A guide to life insurance policy types
Life insurance – also known as ‘life assurance’ or ‘term assurance’ -- offers peace of mind that your family or your partner will be provided for in the event of your death. There are various types of life insurance policies to choose from, however, so in this article we provide you with an introduction to the main types.
This tends to be the most expensive, guaranteeing your dependants a payment regardless of when you die. Premiums are set when you begin the policy, so as long as you keep up payments they should not increase as time goes on. In contrast, other life insurance types known as 'term insurance' (as described below) only pay out if you die before a specified date. These tend to be cheaper and may be adequate if you only need to make sure mortgage repayments can be met (which usually end after 25 years).
Level term insurance
Level term insurance pays out a sum of money if the policyholder dies during the policy’s term. The sum assured is guaranteed and the payout amount is the same throughout the term. Since most mortgages are paid off after 25 years, you may not need life cover beyond this period – and this type of insurance may also appeal to policyholders who only need cover while their children live at home or are in full-time education. Limiting your life insurance policy term in this way reduces premiums compared with whole-of-life policies.
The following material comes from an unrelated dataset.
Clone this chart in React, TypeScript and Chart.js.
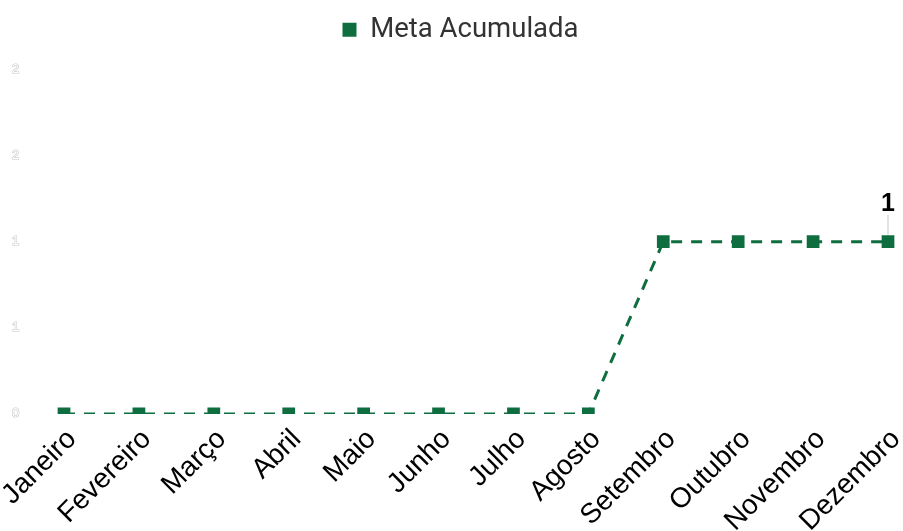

Convertible term insurance
This type of insurance is like level term insurance, but with the option to revert to whole-life insurance.
Decreasing-term life insurance
With this type of life insurance the potential amount paid out decreases each year. It's sometimes referred to as 'mortgage protection cover', because it is often used to protect capital and interest repayments on a mortgage. The model reflects the shrinking size of mortgages over time, and whereas with normal term insurance you could end up being 'over-insured' as time goes on and your mortgage shrinks, decreasing term life insurance takes this into account, and premiums tend to be lower.
Increasing-term insurance on the other hand sees potential payouts increase each year, and may be suitable if you expect your family's financial needs to grow along with increasing inflation. You can link your payout directly to an inflation measure such as the Retail Prices Index (RPI) or Consumer Prices Index (CPI), or cover can rise by a fixed percentage year on year. Expect premiums to be higher than those of Level term or Decreasing-term insurance.
Renewable term insurance
With this type of insurance, cover is provided for a fixed period, but on the expiry date there is an option to continue without undertaking any further health checks. This can help keep premium costs to a minimum in the event of you developing health problems, because while premiums are likely to be based on your age at the renewal stage, they do not reflect any health issues you have experienced since the original policy was taken out.
Joint life insurance
For couples, Joint life insurance is worth considering – a single policy that pays out in the event of either one of you dying. This can work out cheaper than paying the premiums on two separate policies, but remember that with joint policies there is only one pay out on the first death – and after that point the cover ends. If you had two separate individual life insurance policies, on the other hand, the second policy would remain in place even after a claim was made on the first policy.
Some firms offer staff’s families a lump-sum payment if the employee dies while they are employed by the company, regardless of whether the death occurs at the workplace or elsewhere. You may still need separate life insurance even if your company does offer death-in-service benefits, however, as they are often only equivalent to three or four years’ worth of salary – and cover ends if you leave the firm.